The development team shared our concern and the alternate card was adopted.
Grizzly Fate
This is another card that started in Odyssey design. Once we had stumbled across the idea of making flashback creatures using creature token technology (for more on tokens, check out last week’s column), we made a variety of different ones. Being limited to vanilla creatures (green doesn’t tend to have many creatures that use the two abilities we do use on token creatures, flying and haste), we found ourselves with three knobs to play with. We could make different size creatures. We could do spells as either instants or sorceries. And finally, we could change how many copies of the creature the card created.
This card was our attempt to make a spell that produced two creatures (four with flashback):
Cry of the Wolf
2GG
Sorcery
Salvage 3GGG #(If this card is in your graveyard, you may play it as though it were in your hand. If you do, its mana cost is 3GGG, and remove it from the game as part of the spell's effect.)#
Put two green 2/2 Wolf creature tokens into play.
The Odyssey development team wanted to hold back on one of the three dials and chose to push off flashback (originally called "salvage") spells that created multiple creatures for later in the block. Torment introduced this idea with Acorn Harvest. So, in Judgment, we needed to go the extra step and introduce a new twist.
My first attempt played around with alternate flashback costs:
Cry of the Pack
3G
Sorcery
Put two green 2/2 bear tokens into play.
Flashback: G, Remove three cards in your graveyard from the game.
But during design it became clear that we were missing a more obvious twist: cards that combined flashback with threshold. As green and red were the primary flashback colors (they had more and better flashback cards), it seemed like we needed to make a flashback/threshold spell in each green and red. It also seemed pretty obvious that green’s should be a creature and red’s a spell. Red’s spell became Lightning Surge.
Cry of the Pack was thus modified to have threshold. We liked threshold changing the number of bears created as it allowed a player to have the opportunity to make eight bears in one turn. Here is the card as it came out of design:
[Hot Bears]
3G
Sorcery
Put two 2/2 green Bear creature tokens into play.
Threshold - Put four Bear tokens into play rather than two.

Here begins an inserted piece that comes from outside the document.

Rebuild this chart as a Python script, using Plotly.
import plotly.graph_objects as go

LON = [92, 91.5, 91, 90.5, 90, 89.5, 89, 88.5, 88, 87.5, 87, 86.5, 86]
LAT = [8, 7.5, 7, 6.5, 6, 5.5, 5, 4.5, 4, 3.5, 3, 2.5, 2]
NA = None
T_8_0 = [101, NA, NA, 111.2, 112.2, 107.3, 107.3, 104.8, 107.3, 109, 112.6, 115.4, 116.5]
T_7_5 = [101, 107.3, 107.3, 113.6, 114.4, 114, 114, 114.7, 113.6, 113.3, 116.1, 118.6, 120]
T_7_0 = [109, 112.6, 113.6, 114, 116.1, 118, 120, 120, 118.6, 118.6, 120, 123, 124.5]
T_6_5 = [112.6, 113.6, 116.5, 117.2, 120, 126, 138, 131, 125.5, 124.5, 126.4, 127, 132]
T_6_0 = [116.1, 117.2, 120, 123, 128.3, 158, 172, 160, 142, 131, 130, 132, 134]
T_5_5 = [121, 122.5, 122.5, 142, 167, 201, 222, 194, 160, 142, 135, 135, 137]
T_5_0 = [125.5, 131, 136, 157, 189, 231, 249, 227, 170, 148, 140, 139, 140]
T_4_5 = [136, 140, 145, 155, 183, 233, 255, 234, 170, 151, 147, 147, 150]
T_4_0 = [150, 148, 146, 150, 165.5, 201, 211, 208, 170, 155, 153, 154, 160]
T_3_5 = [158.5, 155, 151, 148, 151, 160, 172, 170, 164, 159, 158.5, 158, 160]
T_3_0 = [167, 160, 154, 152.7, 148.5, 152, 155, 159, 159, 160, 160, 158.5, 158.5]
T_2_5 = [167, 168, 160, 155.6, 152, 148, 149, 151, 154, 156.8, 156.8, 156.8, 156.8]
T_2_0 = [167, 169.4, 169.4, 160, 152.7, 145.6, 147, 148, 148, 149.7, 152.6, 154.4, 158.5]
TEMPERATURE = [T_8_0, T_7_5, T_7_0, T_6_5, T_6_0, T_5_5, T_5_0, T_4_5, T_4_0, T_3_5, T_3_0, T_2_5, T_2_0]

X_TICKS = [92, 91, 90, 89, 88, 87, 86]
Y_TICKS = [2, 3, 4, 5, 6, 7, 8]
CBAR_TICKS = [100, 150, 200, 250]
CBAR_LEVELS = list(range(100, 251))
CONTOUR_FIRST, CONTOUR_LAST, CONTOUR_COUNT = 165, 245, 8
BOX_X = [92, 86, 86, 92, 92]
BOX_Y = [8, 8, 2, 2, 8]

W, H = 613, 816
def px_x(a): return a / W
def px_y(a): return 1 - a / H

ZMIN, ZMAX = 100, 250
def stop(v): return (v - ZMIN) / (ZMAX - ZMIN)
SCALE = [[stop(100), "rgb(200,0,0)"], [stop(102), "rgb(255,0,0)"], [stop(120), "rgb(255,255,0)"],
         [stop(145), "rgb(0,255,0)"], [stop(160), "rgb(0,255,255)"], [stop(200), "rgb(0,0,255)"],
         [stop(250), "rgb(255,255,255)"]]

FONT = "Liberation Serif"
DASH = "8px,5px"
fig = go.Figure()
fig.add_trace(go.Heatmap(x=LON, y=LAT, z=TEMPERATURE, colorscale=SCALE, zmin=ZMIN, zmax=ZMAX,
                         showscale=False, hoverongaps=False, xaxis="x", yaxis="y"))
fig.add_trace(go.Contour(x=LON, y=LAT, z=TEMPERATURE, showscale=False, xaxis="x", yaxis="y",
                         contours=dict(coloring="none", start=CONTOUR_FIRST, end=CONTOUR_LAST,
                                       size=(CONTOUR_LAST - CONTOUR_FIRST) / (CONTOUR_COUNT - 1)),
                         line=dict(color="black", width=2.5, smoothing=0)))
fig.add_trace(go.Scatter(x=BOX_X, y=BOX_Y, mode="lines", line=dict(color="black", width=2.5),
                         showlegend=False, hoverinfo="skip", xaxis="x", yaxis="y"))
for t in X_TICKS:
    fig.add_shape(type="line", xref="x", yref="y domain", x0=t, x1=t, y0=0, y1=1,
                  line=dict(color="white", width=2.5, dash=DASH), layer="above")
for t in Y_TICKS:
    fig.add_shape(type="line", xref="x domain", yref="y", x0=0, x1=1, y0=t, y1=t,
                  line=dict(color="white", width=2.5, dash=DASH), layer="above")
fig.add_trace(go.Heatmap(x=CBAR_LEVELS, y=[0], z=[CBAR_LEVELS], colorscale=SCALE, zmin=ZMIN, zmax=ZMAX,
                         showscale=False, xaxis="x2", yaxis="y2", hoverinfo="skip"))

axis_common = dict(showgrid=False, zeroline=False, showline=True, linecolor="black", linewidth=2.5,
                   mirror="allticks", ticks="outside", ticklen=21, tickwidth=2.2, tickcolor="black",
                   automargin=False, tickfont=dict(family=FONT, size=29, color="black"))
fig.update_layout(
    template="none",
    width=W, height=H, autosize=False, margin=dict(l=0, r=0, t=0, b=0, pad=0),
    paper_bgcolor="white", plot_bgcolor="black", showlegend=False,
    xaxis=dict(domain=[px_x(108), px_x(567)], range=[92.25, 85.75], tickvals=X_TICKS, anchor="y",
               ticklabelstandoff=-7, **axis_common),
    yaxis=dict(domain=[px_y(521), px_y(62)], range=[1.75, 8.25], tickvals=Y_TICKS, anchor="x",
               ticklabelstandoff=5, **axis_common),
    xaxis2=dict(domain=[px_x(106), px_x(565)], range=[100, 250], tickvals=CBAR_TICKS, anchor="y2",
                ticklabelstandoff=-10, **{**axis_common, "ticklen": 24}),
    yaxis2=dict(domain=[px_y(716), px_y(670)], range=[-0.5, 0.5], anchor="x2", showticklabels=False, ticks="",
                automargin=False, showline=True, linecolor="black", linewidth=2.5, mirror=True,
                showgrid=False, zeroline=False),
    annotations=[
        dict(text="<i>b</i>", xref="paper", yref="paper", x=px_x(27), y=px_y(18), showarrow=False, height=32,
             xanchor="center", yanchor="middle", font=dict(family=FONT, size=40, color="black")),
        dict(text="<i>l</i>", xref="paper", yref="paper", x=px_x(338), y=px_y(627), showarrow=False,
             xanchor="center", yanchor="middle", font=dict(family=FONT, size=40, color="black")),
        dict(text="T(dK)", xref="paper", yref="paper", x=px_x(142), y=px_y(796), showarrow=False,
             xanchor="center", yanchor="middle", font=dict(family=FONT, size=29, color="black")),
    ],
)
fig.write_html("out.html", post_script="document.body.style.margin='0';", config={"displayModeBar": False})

Flashback o4oGoG #(You may play this card from your graveyard for its flashback cost. Then remove it from the game.)#
Development’s contribution (to improve the card) was to move a colorless mana from the original mana cost to the flashback cost. The clever name -- Grizzly Fate -- was one of the names created when we were trying to title Bearscape. Creative Text remembered the name and put it on the Judgment card.
You can see how the card turned out in the end.
And that, in two-and-a-half thousand words, is how five Judgment cards came to be.
Next week, I talk about the foundations of Magic.
Until then, may you get eight bears out of your Grizzly Fate.